RENEGADE GARDENER™
The lone voice of horticultural reason
Lamium maculatum
(LAY-me-um mack-you-LAY-tum)
Common Name: Spotted Dead Nettle
This shade groundcover is unmatched in its ability to liven up a shady area. Foliage is the key here; lamium adds instant pizzazz.I know I’ve said this before, but this time I’m serious: I cannot imagine gardening without lamium.
In the north, cultivars to look for include ‘Pink Pewter,’ which features silver leaves with thin green margins and bountiful pink blooms; ‘White Nancy,’ much the same look as PP but clean white blooms; ‘Orchid Frost,’ a newer cultivar with silver centers within blue-green foliage. I grow an older, pink-blooming variety with name unknown to me, in addition to Nancy.
Foliage gets very dense as it hugs the ground, rarely rising up more than ten inches, and often trailing outward just above the soil. It gets thick enough that it blocks out weeds. This is a spring bloomer that surprises the garden with waves of bloom here and there through the entire season.
Care and Use
Pink Pewter shoulders its way through Geranium, Polygonatum, and Vinca |
You need to loosen and lighten the soil before planting. Making sure the soil contains a good amount of organic matter is helpful in getting lamium to take hold, although once established it wanders freely (without being invasive) and seems to do well in any type of soil.

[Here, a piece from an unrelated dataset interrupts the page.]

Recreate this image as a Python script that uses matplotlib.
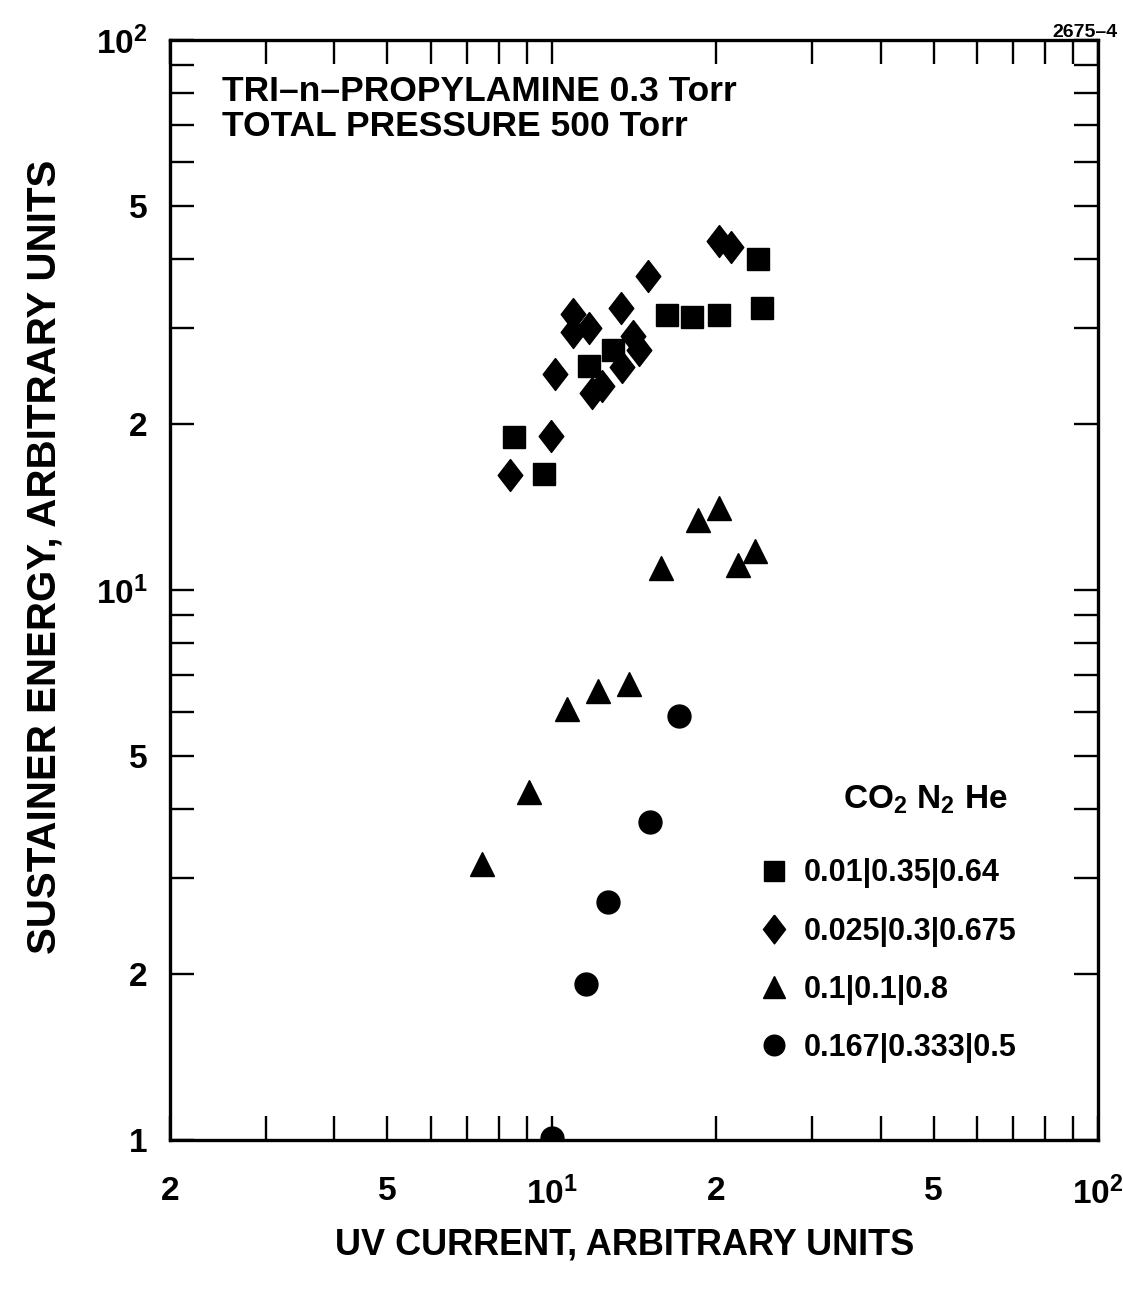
import matplotlib
matplotlib.use("Agg")
import matplotlib.pyplot as plt
from matplotlib.ticker import FixedLocator, FuncFormatter, NullFormatter

plt.rcParams['font.family'] = ['Liberation Sans', 'DejaVu Sans']
plt.rcParams['font.weight'] = 'bold'
plt.rcParams['mathtext.fontset'] = 'custom'
plt.rcParams['mathtext.rm'] = 'Liberation Sans:bold'
plt.rcParams['mathtext.default'] = 'regular'

# data (UV current, sustainer energy)
sq_x = [8.52, 9.69, 11.7, 12.97, 16.28, 18.08, 20.2, 23.9, 24.3]
sq_y = [19.0, 16.27, 25.5, 27.3, 31.6, 31.4, 31.6, 40.0, 32.6]

dm_x = [8.37, 9.95, 10.15, 10.94, 10.95, 11.71, 11.87, 12.37, 13.37, 13.42, 14.09, 14.45, 14.98, 20.2, 21.25]
dm_y = [16.2, 19.06, 24.7, 31.8, 29.5, 29.9, 22.85, 23.5, 32.6, 25.4, 29.0, 27.3, 37.2, 43.1, 42.1]

tr_x = [7.44, 9.08, 10.67, 12.13, 13.86, 15.83, 18.5, 20.2, 21.9, 23.6]
tr_y = [3.18, 4.30, 6.07, 6.54, 6.75, 10.98, 13.4, 14.1, 11.09, 11.77]

ci_x = [10.0, 11.54, 12.69, 15.16, 17.13]
ci_y = [1.01, 1.92, 2.71, 3.78, 5.89]

labels = ['0.01|0.35|0.64', '0.025|0.3|0.675', '0.1|0.1|0.8', '0.167|0.333|0.5']

x_major = [2, 5, 10, 20, 50, 100]
x_minor = [3, 4, 6, 7, 8, 9, 30, 40, 60, 70, 80, 90]
y_major = [1, 2, 5, 10, 20, 50, 100]
y_minor = [3, 4, 6, 7, 8, 9, 30, 40, 60, 70, 80, 90]

diamond = [(0, 1), (0.77, 0), (0, -1), (-0.77, 0), (0, 1)]


def fmt(v, pos):
    if v == 10:
        return '10$^1$'
    if v == 100:
        return '10$^2$'
    s = '%g' % v
    return s[0]


fig = plt.figure(figsize=(11.23, 12.9), dpi=100)
ax = fig.add_axes([170/1123, 1-1140/1290, 928/1123, 1100/1290])
ax.set_xscale('log')
ax.set_yscale('log')
ax.set_xlim(2, 100)
ax.set_ylim(1, 100)

ax.plot(sq_x, sq_y, 's', color='black', ms=15.5, label=labels[0])
ax.plot(dm_x, dm_y, marker=diamond, ls='none', color='black', ms=23, label=labels[1])
ax.plot(tr_x, tr_y, '^', color='black', ms=17.5, label=labels[2])
ax.plot(ci_x, ci_y, 'o', color='black', ms=16.5, label=labels[3])

ax.xaxis.set_major_locator(FixedLocator(x_major))
ax.xaxis.set_minor_locator(FixedLocator(x_minor))
ax.yaxis.set_major_locator(FixedLocator(y_major))
ax.yaxis.set_minor_locator(FixedLocator(y_minor))
ax.xaxis.set_major_formatter(FuncFormatter(fmt))
ax.yaxis.set_major_formatter(FuncFormatter(fmt))
ax.xaxis.set_minor_formatter(NullFormatter())
ax.yaxis.set_minor_formatter(NullFormatter())

ax.tick_params(which='both', direction='in', length=17, width=1.7,
               top=True, right=True, labelsize=24)
ax.tick_params(axis='x', which='major', pad=26)
ax.tick_params(axis='y', which='major', pad=16)
for s in ax.spines.values():
    s.set_linewidth(2.4)

ax.set_xlabel('UV CURRENT, ARBITRARY UNITS', fontsize=26, fontweight='bold')
ax.set_ylabel('SUSTAINER ENERGY, ARBITRARY UNITS', fontsize=29, fontweight='bold')
ax.xaxis.set_label_coords(0.49, -0.08)
ax.yaxis.set_label_coords(-0.115, 0.53)

ax.text(0.056, 0.953, 'TRI\u2013n\u2013PROPYLAMINE 0.3 Torr', transform=ax.transAxes,
        fontsize=25.5, fontweight='bold', va='center', ha='left')
ax.text(0.056, 0.921, 'TOTAL PRESSURE 500 Torr', transform=ax.transAxes,
        fontsize=25.5, fontweight='bold', va='center', ha='left')
ax.text(0.814, 0.309, 'CO$_2$ N$_2$ He', transform=ax.transAxes,
        fontsize=24, fontweight='bold', va='center', ha='center')
fig.text(0.995, 0.975, '2675\u20134', fontsize=14, fontweight='bold', ha='right', va='center')

ax.legend(loc='upper left', bbox_to_anchor=(0.634, 0.256), frameon=False,
          prop={'size': 22, 'weight': 'bold'}, borderpad=0, borderaxespad=0,
          handlelength=1.0, handletextpad=0.5, labelspacing=0.92, numpoints=1,
          markerscale=0.9)

fig.savefig('out.png', dpi=100)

Lamium grows in everything from full shade to part sun, but flourishes in the dappled-shade, woodland environment.
It must reseed freely. I never fertilize it, it’s impractical to deadhead, yet each year I’ll find new little bits over here, and a cute tuft I know I didn’t plant over there. You can dig it up any time of year and move it; divide by chopping out chunks with a sharp shovel.
Buy it in flats if possible, or get enough pots of the stuff where you can plant it throughout the shady parts of your yard and garden. Water it in well and don’t let it dry out the first to second year. Lamium has a shallow root system. Surprisingly, once established, it tolerates dry soils very well. If it sneaks out into part or full sun, it’ll keep going so long as you keep it moist in sunny, hot locations.
I mix it with everything. Under trees, a bench, weaving past hosta, along a pathway or anywhere you want a dollop of magic. And it’s very fashionable right now to use it as a trailer in containers. Leaves and habit like lamium, you can’t put it in the wrong place.